Early this summer, the NGO had also organised a protest – unannounced – which had resulted in activists removing the beach furniture. That time, the government had said that there would be enforcement on the operators, but in the following days the bay still continue to be occupied daily.

This led to the announcement of a second protest, which is being held today. There is a heavy police presence as the NGO organised boat trips to attract as many activists as possible.

 

Moviment Graffitti has been stressing that the reason for the dire situation in Blue Lagoon is the intensive commercial interests that have taken over the beach. This not only means the large amount of deckchairs and umbrellas, but also large boats (such as catamarans) that pour in hundreds of tourists and the exaggerated number of large kiosks that create unsustainable waste and noise. Moreover, in a more recent visit to Comino, we found that only the few deckchairs on the small sandy part of the beach had been removed, while the rest of the area – on the quay, the walkway, and the other small beach – was still covered in empty deckchairs and umbrellas from early morning.

We will not accept a situation where a few people with money and political influence snatch what rightfully belongs to the people.
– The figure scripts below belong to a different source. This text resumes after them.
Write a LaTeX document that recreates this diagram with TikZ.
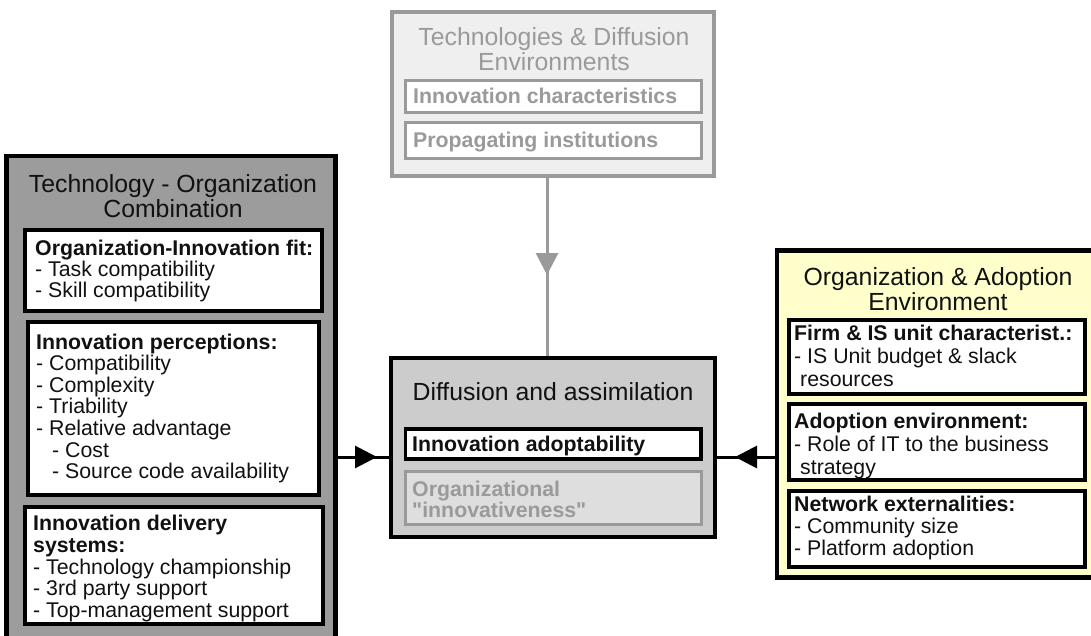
\documentclass[tikz,border=0pt]{standalone}
\usepackage{fontspec}
\setmainfont{Liberation Sans}
\usetikzlibrary{arrows.meta,decorations.markings}
\definecolor{lgray}{HTML}{9A9A9A}
\definecolor{midgray}{HTML}{9C9C9C}
\definecolor{cgray}{HTML}{CCCCCC}
\definecolor{vlgray}{HTML}{EFEFEF}
\definecolor{ogray}{HTML}{DEDEDE}
\definecolor{lyellow}{HTML}{FFFFCC}
\definecolor{ink}{HTML}{111111}
\newcommand\bodyfnt{\fontsize{21.3}{21.3}\selectfont}
\newcommand\titlefnt{\fontsize{24.8}{24.8}\selectfont}
\font\rawbold="Liberation Sans/B" at 21.3pt
\newcommand\bx[6]{\node[#1, minimum width={#5-#3}, minimum height={#6-#4}] (#2) at (#3,#4) {};}
\pgfdeclarelayer{back}
\pgfdeclarelayer{bg}
\pgfsetlayers{back,bg,main}
\tikzset{
  box/.style={draw, inner sep=0pt, outer sep=0pt, anchor=north west},
  outerbox/.style={box, line width=4.5pt, draw=black},
  innerbox/.style={box, line width=3.5pt, draw=black, fill=white},
  grayouter/.style={box, line width=4pt, draw=lgray, fill=vlgray},
  grayinner/.style={box, line width=3pt, draw=lgray, fill=white},
  ttl/.style={font=\titlefnt, anchor=base, inner sep=0pt, text=ink},
  lbl/.style={font=\bodyfnt, anchor=base west, inner sep=0pt, text=ink},
  hd/.style={font=\bodyfnt\bfseries, anchor=base west, inner sep=0pt, text=ink},
  conn/.style={line width=3pt, draw=black},
  gconn/.style={line width=3pt, draw=lgray},
  midtip/.style 2 args={postaction={decorate}, decoration={markings,
      mark=at position #1 with {\arrow[#2]{Triangle[length=22pt,width=22pt]}}}}
}
\begin{document}
\begin{tikzpicture}[x=1pt,y=-1pt]
\useasboundingbox (0,0) rectangle (1091,635);
\begin{pgfonlayer}{back}
\fill[white] (0,0) rectangle (1091,635);
\end{pgfonlayer}

% ---------- top box ----------
\bx{grayouter}{T}{391.5}{11.5}{714}{176}
\bx{grayinner}{T1}{405.5}{80.5}{701.5}{112.5}
\bx{grayinner}{T2}{405.5}{122.5}{701.5}{158.5}
\node[ttl, text=lgray] (tt1) at (554,45) {Technologies \& Diffusion};
\node[ttl, text=lgray] (tt2) at (554,70) {Environments};
\node[hd, text=lgray] (tl1) at (413,103) {Innovation characteristics};
\node[hd, text=lgray] (tl2) at (413,147) {Propagating institutions};

% ---------- left box ----------
\bx{outerbox, fill=midgray}{L}{6.5}{156}{335.5}{650}
\bx{innerbox}{L1}{25}{230}{322}{311}
\bx{innerbox}{L2}{28}{322}{319}{495}
\bx{innerbox}{L3}{25}{507}{323}{624}
\node[ttl] (lt1) at (173,192) {Technology - Organization};
\node[ttl] (lt2) at (173,217) {Combination};
\node[hd] (a1) at (35,255) {Organization-Innovation fit:};
\node[lbl] (a2) at (35,276) {- Task compatibility};
\node[lbl] (a3) at (35,297) {- Skill compatibility};
\node[hd] (b1) at (36,349) {Innovation perceptions:};
\node[lbl] (b2) at (36,370.6) {- Compatibility};
\node[lbl] (b3) at (36,392.2) {- Complexity};
\node[lbl] (b4) at (36,413.8) {- Triability};
\node[lbl] (b5) at (36,435.4) {- Relative advantage};
\node[lbl] (b6) at (52,457) {- Cost};
\node[lbl] (b7) at (52,478.6) {- Source code availability};
\node[hd] (c1) at (33,530) {Innovation delivery};
\node[hd] (c2) at (33,552) {systems:};
\node[lbl] (c3) at (33,574) {- Technology championship};
\node[lbl] (c4) at (33,595.5) {- 3rd party support};
\node[lbl] (c5) at (33,617) {- Top-management support};

% ---------- center box ----------
\bx{outerbox, fill=cgray}{C}{391}{358}{715}{537}
\bx{innerbox}{C1}{405.5}{429}{701}{459}
\bx{grayinner, fill=ogray}{C2}{405.5}{471}{701}{524.5}
\node[ttl] (ct) at (553,400) {Diffusion and assimilation};
\node[hd] (d1) at (412,451) {Innovation adoptability};
\node[hd, text=lgray] (d2) at (412,496) {Organizational};
\node[anchor=base west, inner sep=0pt, text=lgray] (d3) at (412,517) {\rawbold "innovativeness"};

% ---------- right box ----------
\bx{outerbox, fill=lyellow}{R}{777}{250.5}{1100}{577.5}
\bx{innerbox}{R1}{789}{320}{1085}{394}
\bx{innerbox}{R2}{789}{404}{1085}{480}
\bx{innerbox}{R3}{789}{491}{1085}{567}
\node[ttl] (rt1) at (938,285) {Organization \& Adoption};
\node[ttl] (rt2) at (938,310) {Environment};
\node[hd] (e1) at (794,340) {Firm \& IS unit characterist.:};
\node[lbl] (e2) at (794,363) {- IS Unit budget \& slack};
\node[lbl] (e3) at (800,386) {resources};
\node[hd] (f1) at (794,428) {Adoption environment:};
\node[lbl] (f2) at (794,451) {- Role of IT to the business};
\node[lbl] (f3) at (800,474) {strategy};
\node[hd] (g1) at (794,511) {Network externalities:};
\node[lbl] (g2) at (794,533) {- Community size};
\node[lbl] (g3) at (794,555) {- Platform adoption};

% ---------- connectors ----------
\coordinate (ay) at (0,457);
\coordinate (vx) at (547,0);
\begin{pgfonlayer}{bg}
\draw[gconn, midtip={99pt}{lgray}] (T.south -| vx) -- (C.north -| vx);
\draw[conn, midtip={41.5pt}{black}] (L.east |- ay) -- (C.west |- ay);
\draw[conn, midtip={42pt}{black}] (R.west |- ay) -- (C.east |- ay);
\end{pgfonlayer}
\end{tikzpicture}
\end{document}
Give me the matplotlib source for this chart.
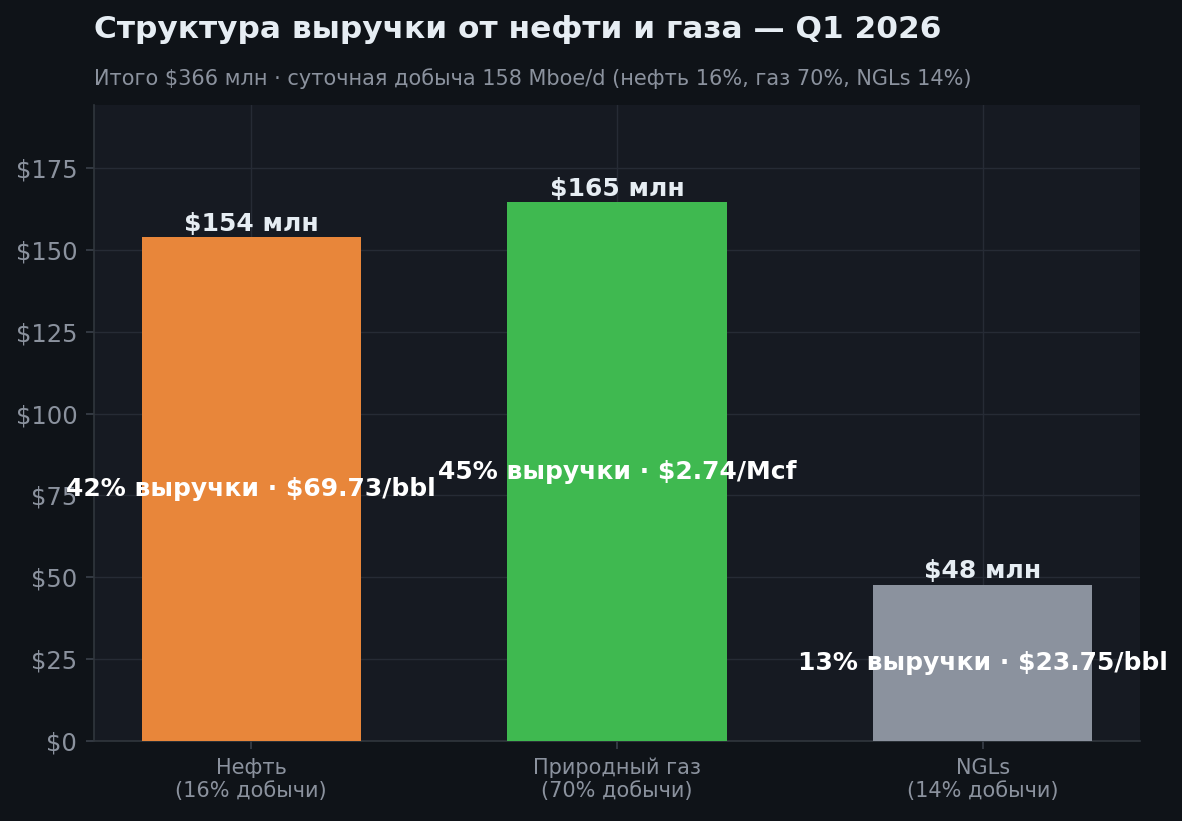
import matplotlib
matplotlib.use("Agg")
import matplotlib.pyplot as plt

categories = ["Нефть\n(16% добычи)", "Природный газ\n(70% добычи)", "NGLs\n(14% добычи)"]
revenue = [153.9, 164.6, 47.7]
top_labels = ["$154 млн", "$165 млн", "$48 млн"]
inner_labels = ["42% выручки · $69.73/bbl", "45% выручки · $2.74/Mcf", "13% выручки · $23.75/bbl"]
colors = ["#E8863A", "#3FB950", "#8B929E"]
yticks = [0, 25, 50, 75, 100, 125, 150, 175]

FIG_BG = "#0F1318"
AX_BG = "#161A22"
TXT = "#E6EDF3"
MUTED = "#8B929E"
GRID = "#262B35"

plt.rcParams['font.family'] = ['DejaVu Sans']
fig = plt.figure(figsize=(11.82, 8.21), dpi=100, facecolor=FIG_BG)
ax = fig.add_axes([0.0795, 0.0975, 0.885, 0.7745])
ax.set_facecolor(AX_BG)

x = list(range(len(categories)))
bars = ax.bar(x, revenue, width=0.6, color=colors, zorder=3)
ax.set_ylim(0, max(revenue) * 1.18)

for xi, v, t, il in zip(x, revenue, top_labels, inner_labels):
    ax.annotate(t, (xi, v), xytext=(0, 1), textcoords="offset points",
                ha="center", va="bottom", color=TXT,
                fontsize=18, fontweight="bold", zorder=5)
    ax.text(xi, v / 2, il, ha="center", va="center", color="white",
            fontsize=18, fontweight="bold", zorder=5)

ax.set_xticks(x)
ax.set_xticklabels(categories, color=MUTED, fontsize=15)
ax.set_yticks(yticks)
ax.set_yticklabels([f"${v}" for v in yticks], color=MUTED, fontsize=17.5)
ax.tick_params(axis="both", colors="#3A404A", length=6, width=1.2, labelcolor=MUTED)
ax.tick_params(axis="x", pad=6)
ax.tick_params(axis="y", pad=6)
ax.grid(True, color=GRID, linewidth=1, zorder=0)
ax.set_axisbelow(True)
for s in ["top", "right"]:
    ax.spines[s].set_visible(False)
for s in ["left", "bottom"]:
    ax.spines[s].set_color("#30363D")
    ax.spines[s].set_linewidth(1.2)

fig.text(0.0795, 0.964, "Структура выручки от нефти и газа — Q1 2026",
         ha="left", va="center", color=TXT, fontsize=22.5, fontweight="bold")
fig.text(0.0795, 0.904, "Итого $366 млн · суточная добыча 158 Mboe/d (нефть 16%, газ 70%, NGLs 14%)",
         ha="left", va="center", color=MUTED, fontsize=15)

fig.savefig("out.png", dpi=100, facecolor=FIG_BG)
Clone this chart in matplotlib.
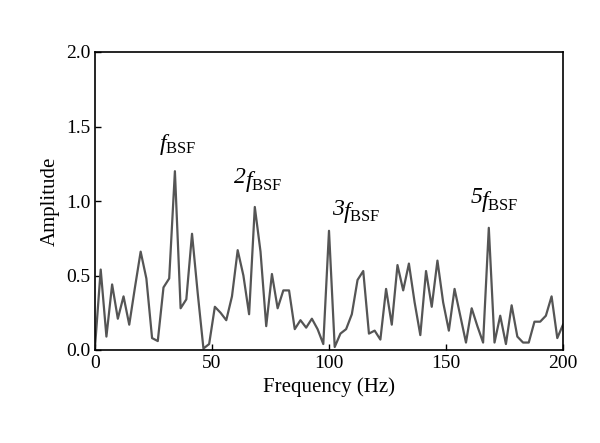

Neither will we accept that these companies continue with their destruction of a nature reserve for their private profits.

The protest is aimed to reiterate the NGO's demands for immediate action to stop the damage being done to the Blue Lagoon and return the beach to the people:

1. Deckchairs and umbrellas are only set up at the request of a person physically present on the spot, and AT NO TIME should they occupy more than 30% of the entire area of the Blue Lagoon

2. Big boats which disembark hundreds of tourists at a time should be prohibited from Comino.

3. There should be a limit of two small kiosks, without music, in the Blue Lagoon.

4. There should be restrictions on the type and amount of waste generated, and this should be collected every day in the evening to avoid sustaining rats, which cause great damage to the natural environment.

During the protest three activists, Moviment Graffitti coordinator Andre Callus, Christine Cassar and John Paul Cauchi, together with Qala Mayor Paul Buttigieg all spoke out on the matter.

The main purpose of each speech was to call on the government to take action and give Comino back to the public. The speeches planned were interrupted several times due to arguments between activists and beachgoers.

Activist Christine Cassar said that despite the many meetings, letters and appeals to the government, everything was done for nothing as no one has specified how and when action will be taken to give Comino back to the public.

For his part, Andre Callus said that the police were informed beforehand with the protest held so as to avoid any unnecessary commotion and arguments.

He argued that the authority and the police are in power to try and control this protest, even though Moviment Graffitti have all the necessary permits.

“We are not afraid of bullies. On the contrary, they motivate us to keep on fighting,” Callus said.

He explained that “yesterday we received information that operators were planning on bring their own people to occupy the space on the island and ruin the protest.”

“We do not want any trouble. This is why we notified the police Friday evening to make sure that no operators set up umbrellas and deckchairs beforehand,” Callus said.

He added that “just because the government has control over every entity, we are not afraid, and this fight will not stop here as the public is on our side.”

Cauchi cited Minister Clayton Bartolo’s words who had said that a balance was reached in Comino as a number of deckchairs and umbrellas were removed.

“This was not enough and that is why we came here today with the public,” Cauchi said.

In his speech, he also mentioned how the environmental aspect of Comino is being ruined.

“We cannot continue abusing our nature in the only place that human beings have not yet fully ruined,” Cauchi said.

He mentioned how Captain Morgan Cruises’ owner and co-director Michael Zammit Tabona, argues that “the rubbish generated from Comino disappears with the currents of the sea.”

Qala Mayor Paul Buttigieg (above) also spoke during the protest arguing that a place like Ħondoq had once experienced the same problem as Comino, but this was resolved in a couple of hours with the Minister of the time.

“An agreement was reached which states that deckchairs and umbrellas are on consignment. This means that no umbrellas and deckchairs are set up before people arrive and rent them,” Buttigieg said.

During his speech, Buttigieg also mentioned how there are those who are doing their utmost to remove him as mayor. In an interview with The Malta Independent, he had said that whoever wants to join the crowd in trying to remove him from mayor, can have their go but at the end of the day “people and those who support me judge who was on the right track”.